Many subjects are cumulative. Mathematics by nature is; many sciences end up being practically cumulative, since even if a theory is proven wrong at some extreme limit and replaced by another theory there, typically the old theory is still applicable enough to the phenomena it adequately addresses that it is still useful. A typical example in physics is the continued importance of classical mechanics, despite the fact that it has shown limitations and has had to be replaced by theories such as relativity and quantum mechanics. History and analysis of literature by nature are cumulative, and even subjects that deal “mostly” with analysis of current snapshots can still benefit from learning from the past in order to make better judgments and decisions for the future, making them somewhat cumulative as well.
This may beg a question in relation to education in these subjects.

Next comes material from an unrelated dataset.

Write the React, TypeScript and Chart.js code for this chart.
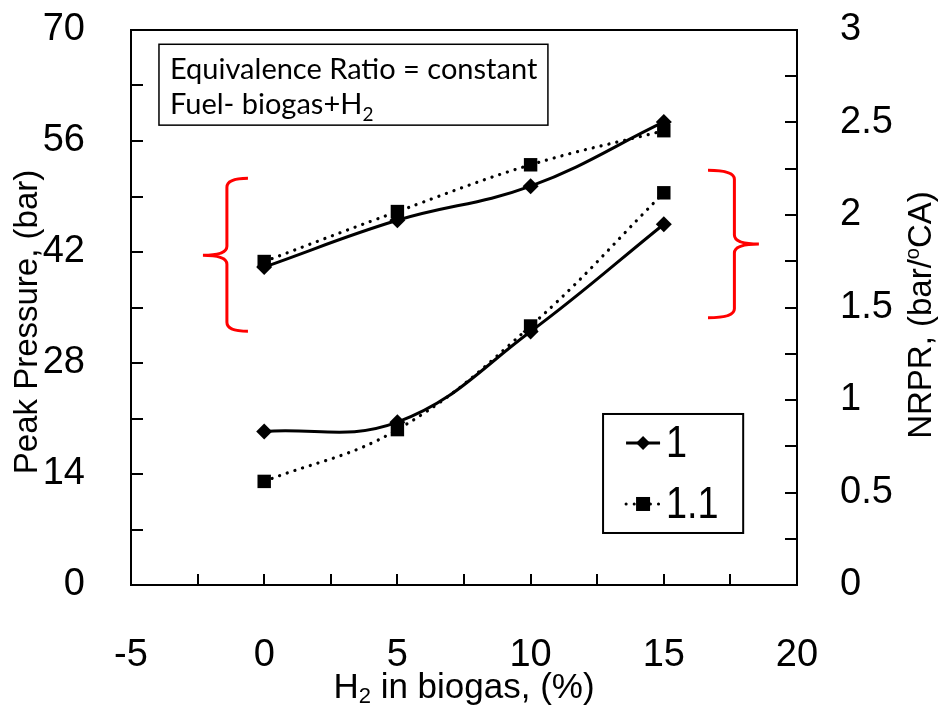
import React, { useEffect, useRef } from "react";
import { Chart, registerables } from "chart.js";

Chart.register(...registerables);

// ---------- data ----------
const hydrogenPct = [0, 5, 10, 15];
const peakPressurePhi1 = [40.1, 46.0, 50.3, 58.4];
const peakPressurePhi11 = [40.8, 47.1, 53.0, 57.3];
const nrprPhi1 = [0.83, 0.88, 1.37, 1.95];
const nrprPhi11 = [0.56, 0.84, 1.4, 2.12];
const seriesLabels = ["1", "1.1"];
const annotationLines = ["Equivalence Ratio = constant", "Fuel- biogas+H"];
const leftTitle = "Peak Pressure, (bar)";
const rightTitle = ["NRPR, (bar/", "o", "CA)"];
const xTitle = ["H", "2", " in biogas, (%)"];

const FONT = '"Liberation Sans", Arial, Helvetica, sans-serif';
const NOTE_FONT = 'Lato, "Open Sans", sans-serif';

const toPts = (ys: number[]) => hydrogenPct.map((x, i) => ({ x, y: ys[i] }));

function drawDiamond(ctx: CanvasRenderingContext2D, x: number, y: number, r: number) {
  ctx.beginPath();
  ctx.moveTo(x, y - r);
  ctx.lineTo(x + r, y);
  ctx.lineTo(x, y + r);
  ctx.lineTo(x - r, y);
  ctx.closePath();
  ctx.fill();
}
function drawSquare(ctx: CanvasRenderingContext2D, x: number, y: number, h: number) {
  ctx.fillRect(x - h, y - h, 2 * h, 2 * h);
}

function drawBrace(
  ctx: CanvasRenderingContext2D,
  armX: number,
  spineX: number,
  tipX: number,
  topY: number,
  bottomY: number,
  tipY: number
) {
  const r = 9;
  ctx.beginPath();
  ctx.moveTo(armX, topY);
  ctx.quadraticCurveTo(spineX, topY, spineX, topY + r);
  ctx.lineTo(spineX, tipY - r);
  ctx.quadraticCurveTo(spineX, tipY, tipX, tipY);
  ctx.quadraticCurveTo(spineX, tipY, spineX, tipY + r);
  ctx.lineTo(spineX, bottomY - r);
  ctx.quadraticCurveTo(spineX, bottomY, armX, bottomY);
  ctx.stroke();
}

function drawPieces(
  ctx: CanvasRenderingContext2D,
  parts: string[],
  big: number,
  small: number,
  smallShift: number
) {
  ctx.font = `${big}px ${FONT}`;
  const w0 = ctx.measureText(parts[0]).width;
  const w2 = ctx.measureText(parts[2]).width;
  ctx.font = `${small}px ${FONT}`;
  const w1 = ctx.measureText(parts[1]).width;
  let x = -(w0 + w1 + w2) / 2;
  ctx.textAlign = "left";
  ctx.font = `${big}px ${FONT}`;
  ctx.fillText(parts[0], x, 0);
  x += w0;
  ctx.font = `${small}px ${FONT}`;
  ctx.fillText(parts[1], x, smallShift);
  x += w1;
  ctx.font = `${big}px ${FONT}`;
  ctx.fillText(parts[2], x, 0);
}

const decorPlugin = {
  id: "decor",
  afterDraw(chart: any) {
    const { ctx, chartArea: a, scales } = chart;
    const sx = scales.x;
    const syl = scales.y;
    const syr = scales.y1;
    ctx.save();

    // frame
    ctx.strokeStyle = "#000";
    ctx.lineWidth = 2;
    ctx.strokeRect(a.left, a.top, a.right - a.left, a.bottom - a.top);

    // inward ticks
    ctx.lineWidth = 2;
    ctx.beginPath();
    for (let v = sx.min + 2.5; v < sx.max - 0.01; v += 2.5) {
      const p = Math.round(sx.getPixelForValue(v));
      ctx.moveTo(p, a.bottom);
      ctx.lineTo(p, a.bottom - 11);
    }
    for (let v = syl.min + 7; v < syl.max - 0.01; v += 7) {
      const p = Math.round(syl.getPixelForValue(v));
      ctx.moveTo(a.left, p);
      ctx.lineTo(a.left + 12, p);
    }
    for (let v = syr.min + 0.25; v < syr.max - 0.001; v += 0.25) {
      const p = Math.round(syr.getPixelForValue(v));
      ctx.moveTo(a.right, p);
      ctx.lineTo(a.right - 12, p);
    }
    ctx.stroke();

    // annotation box
    const bx0 = sx.getPixelForValue(-3.95);
    const bx1 = sx.getPixelForValue(10.65);
    const by0 = syl.getPixelForValue(68.2);
    const by1 = syl.getPixelForValue(58.0);
    ctx.lineWidth = 1.5;
    ctx.strokeRect(bx0, by0, bx1 - bx0, by1 - by0);
    ctx.fillStyle = "#000";
    ctx.textAlign = "left";
    ctx.textBaseline = "alphabetic";
    ctx.font = `29px ${NOTE_FONT}`;
    ctx.fillText(annotationLines[0], bx0 + 11, by0 + 35);
    ctx.fillText(annotationLines[1], bx0 + 11, by0 + 70);
    const w2 = ctx.measureText(annotationLines[1]).width;
    ctx.font = `19px ${NOTE_FONT}`;
    ctx.fillText("2", bx0 + 11 + w2, by0 + 77);

    // red braces
    ctx.strokeStyle = "#ff0000";
    ctx.lineWidth = 3;
    drawBrace(
      ctx,
      sx.getPixelForValue(-0.61),
      sx.getPixelForValue(-1.4),
      sx.getPixelForValue(-2.3),
      syl.getPixelForValue(51.3),
      syl.getPixelForValue(32.0),
      syl.getPixelForValue(41.6)
    );
    drawBrace(
      ctx,
      sx.getPixelForValue(16.66),
      sx.getPixelForValue(17.65),
      sx.getPixelForValue(18.57),
      syl.getPixelForValue(52.3),
      syl.getPixelForValue(33.7),
      syl.getPixelForValue(43.0)
    );

    // legend
    const lx0 = sx.getPixelForValue(12.72);
    const lx1 = sx.getPixelForValue(17.98);
    const ly0 = syl.getPixelForValue(21.57);
    const ly1 = syl.getPixelForValue(6.56);
    ctx.strokeStyle = "#000";
    ctx.lineWidth = 2;
    ctx.strokeRect(lx0, ly0, lx1 - lx0, ly1 - ly0);
    const rows = [ly0 + 29, ly0 + 90];
    seriesLabels.forEach((lab, i) => {
      const y = rows[i];
      const s0 = lx0 + 23;
      const s1 = lx0 + 57;
      ctx.strokeStyle = "#000";
      ctx.fillStyle = "#000";
      ctx.lineWidth = 3;
      if (i === 0) {
        ctx.setLineDash([]);
        ctx.lineCap = "butt";
      } else {
        ctx.setLineDash([0.1, 8]);
        ctx.lineCap = "round";
      }
      ctx.beginPath();
      ctx.moveTo(s0, y);
      ctx.lineTo(s1, y);
      ctx.stroke();
      ctx.setLineDash([]);
      ctx.lineCap = "butt";
      if (i === 0) drawDiamond(ctx, (s0 + s1) / 2, y, 7);
      else drawSquare(ctx, (s0 + s1) / 2, y, 7);
      ctx.save();
      ctx.translate(lx0 + 63, y);
      ctx.scale(0.86, 1);
      ctx.font = `44px ${FONT}`;
      ctx.textBaseline = "middle";
      ctx.textAlign = "left";
      ctx.fillText(lab, 0, 2);
      ctx.restore();
    });

    // axis titles
    ctx.fillStyle = "#000";
    ctx.textBaseline = "middle";
    // left
    ctx.save();
    ctx.translate(28, 322);
    ctx.rotate(-Math.PI / 2);
    ctx.font = `33px ${FONT}`;
    ctx.textAlign = "center";
    ctx.fillText(leftTitle, 0, 0);
    ctx.restore();
    // right
    ctx.save();
    ctx.translate(922, 315);
    ctx.rotate(-Math.PI / 2);
    drawPieces(ctx, rightTitle, 33, 20, -9);
    ctx.restore();
    // bottom
    ctx.save();
    ctx.translate((a.left + a.right) / 2, 688);
    drawPieces(ctx, xTitle, 35, 22, 9);
    ctx.restore();

    ctx.restore();
  },
};

const fmt = (v: any) => String(Math.round(Number(v) * 100) / 100);

export default function App() {
  const ref = useRef<HTMLCanvasElement | null>(null);

  useEffect(() => {
    if (!ref.current) return;
    const solid = {
      borderColor: "#000",
      backgroundColor: "#000",
      borderWidth: 3,
      pointStyle: "rectRot" as const,
      pointRadius: 8,
      pointBorderWidth: 0,
      tension: 0.4,
    };
    const dotted = {
      borderColor: "#000",
      backgroundColor: "#000",
      borderWidth: 3.2,
      borderDash: [0.1, 8],
      borderCapStyle: "round" as const,
      pointStyle: "rect" as const,
      pointRadius: 9.5,
      pointBorderWidth: 0,
      tension: 0.4,
    };
    const chart = new Chart(ref.current, {
      type: "line",
      data: {
        datasets: [
          { label: seriesLabels[0], data: toPts(peakPressurePhi1), yAxisID: "y", ...solid },
          { label: seriesLabels[1], data: toPts(peakPressurePhi11), yAxisID: "y", ...dotted },
          { label: seriesLabels[0], data: toPts(nrprPhi1), yAxisID: "y1", ...solid },
          { label: seriesLabels[1], data: toPts(nrprPhi11), yAxisID: "y1", ...dotted },
        ],
      },
      options: {
        animation: false,
        responsive: false,
        devicePixelRatio: 1,
        layout: { padding: { top: 30, left: 0, right: 0, bottom: 0 } },
        plugins: { legend: { display: false }, tooltip: { enabled: false } },
        scales: {
          x: {
            type: "linear",
            min: -5,
            max: 20,
            grid: { display: false },
            border: { display: false },
            ticks: {
              stepSize: 5,
              color: "#000",
              padding: 40,
              font: { family: FONT, size: 38 },
              maxRotation: 0,
              callback: fmt,
            },
            afterFit: (s: any) => {
              s.height = 121;
              s.paddingLeft = 0;
              s.paddingRight = 0;
            },
          },
          y: {
            position: "left",
            min: 0,
            max: 70,
            grid: { display: false },
            border: { display: false },
            ticks: {
              stepSize: 14,
              color: "#000",
              padding: 38,
              font: { family: FONT, size: 38 },
              callback: fmt,
            },
            afterFit: (s: any) => {
              s.width = 131;
              s.paddingTop = 0;
              s.paddingBottom = 0;
            },
          },
          y1: {
            position: "right",
            min: 0,
            max: 3,
            grid: { display: false },
            border: { display: false },
            ticks: {
              stepSize: 0.5,
              color: "#000",
              padding: 35,
              font: { family: FONT, size: 38 },
              callback: fmt,
            },
            afterFit: (s: any) => {
              s.width = 149;
              s.paddingTop = 0;
              s.paddingBottom = 0;
            },
          },
        },
      },
      plugins: [decorPlugin],
    });
    return () => chart.destroy();
  }, []);

  return (
    <div style={{ position: "fixed", left: 0, top: 0, width: 946, height: 706, background: "#fff" }}>
      <canvas ref={ref} width={946} height={706} />
    </div>
  );
}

If subject matter will always be cumulative, with different topics building upon each other, then there will just be more and more material to teach, and more and more background material required to get up to speed with the current state of things. This may be especially true when the current state involves the intersection and combination of multiple branches of knowledge. How do we deal with this?
Scaling Against Coverage Time
If the amount of material increases cumulatively, then degree programs may become longer and take up more years. If human lifespans increase at least as quickly, then it is plausible that people can still spend the same proportion of their lives full-time in education. Maintaining this would require sufficient ongoing advancements in biology, medicine, nutrition, and so on. In terms of number of years (not proportion), in the beginning people would still spend less time on activities that could earn them money, raising the question of how we can structure things so that people can support a similar standard of living as time progresses.
The Role of Automation and Disruption
Many people make arguments today that “low-education” or “manual” tasks can become automated by better artificial intelligence, or otherwise disrupted in some way. If that is the case, then the kind of work that will earn people money will require increasing levels of education, which can contribute further to this problem. What economic, social, societal, and pedagogical strategies and frameworks can we come up with to address this and prepare people better, so that their educational trajectories are better aligned with their eventual career and standard of living goals?
Better and More Efficient Instruction
As students learn material from different instructors and absorb different ideas and perspectives about how to approach and teach the subject matter, education can improve over time, in analogy with “standing on the shoulders of giants.” This can lead to ways to more efficiently teach larger amounts of material while hopefully not increasing confusion or not decreasing understanding. For example, I would argue that a program like Art of Problem Solving (an extracurricular educational platform for math) would provide some of the best instruction in math today, and it would only have been possible through the instructors’ individual experiences with math education in their generations, which in turn would have been similarly based on the education given to previous generations, and so on.
Integration of Applications and Related Topics
There can be other trends as well that can contribute towards more efficient instruction over time of larger amounts of material. For instance, as time progresses, it is often the case that new applications of existing material are found; this is par for the course in math, physics, computer science, and related subjects. As a specific example, some of the early (pre-1980s) practitioners of a math subject called number theory may not have seen the breadth of applications of the research they were conducting, yet today this subject is fundamental to the algorithms that underlie much of modern computer security. Thus, later education can integrate material for both the “theoretical” side and the “applied” side better, allowing more efficient combined instruction of both. And in general, as more insights are derived over time and more connections are found between topics and subjects, this can open up newer and more creative ways of integrating material and teaching more of it more effectively.
Online Education
The highly connected global nature of the Internet, along with the massively wide availability of information on it, could lead to greater efficiency in education that could allow for teaching more material more effectively. For example, I discussed one aspect of education that can be improved in the online setting in my post on interactivity in online courses. In the past couple of years, COVID has brought online education to the forefront by making it an essential requirement during lockdown, but with it our society was exposed to some of the challenges that might be present as well in an online approach to education. While I still believe in the ultimate potential of online education to democratize learning at a level that hasn’t been seen before, it is interesting and pertinent to discuss how this can be done effectively while also addressing some of the issues that can arise.
General Approaches
Closer and more detailed analysis of the ideas above would be required to determine whether they can scale adequately against the growth of material. If those ideas aren’t always enough, then it is also worth thinking about how we can develop more general methods and frameworks to ensure that people receive the educations they need to maintain similar standards of living over time. It would be useful to have a larger societal discussion around this, involving administrators of schools and degree programs too, so that if it is determined that degree program lengths should increase, then more appropriate expectations can be communicated to incoming students. What general strategies can we come up with to deal with this problem of curriculum growth?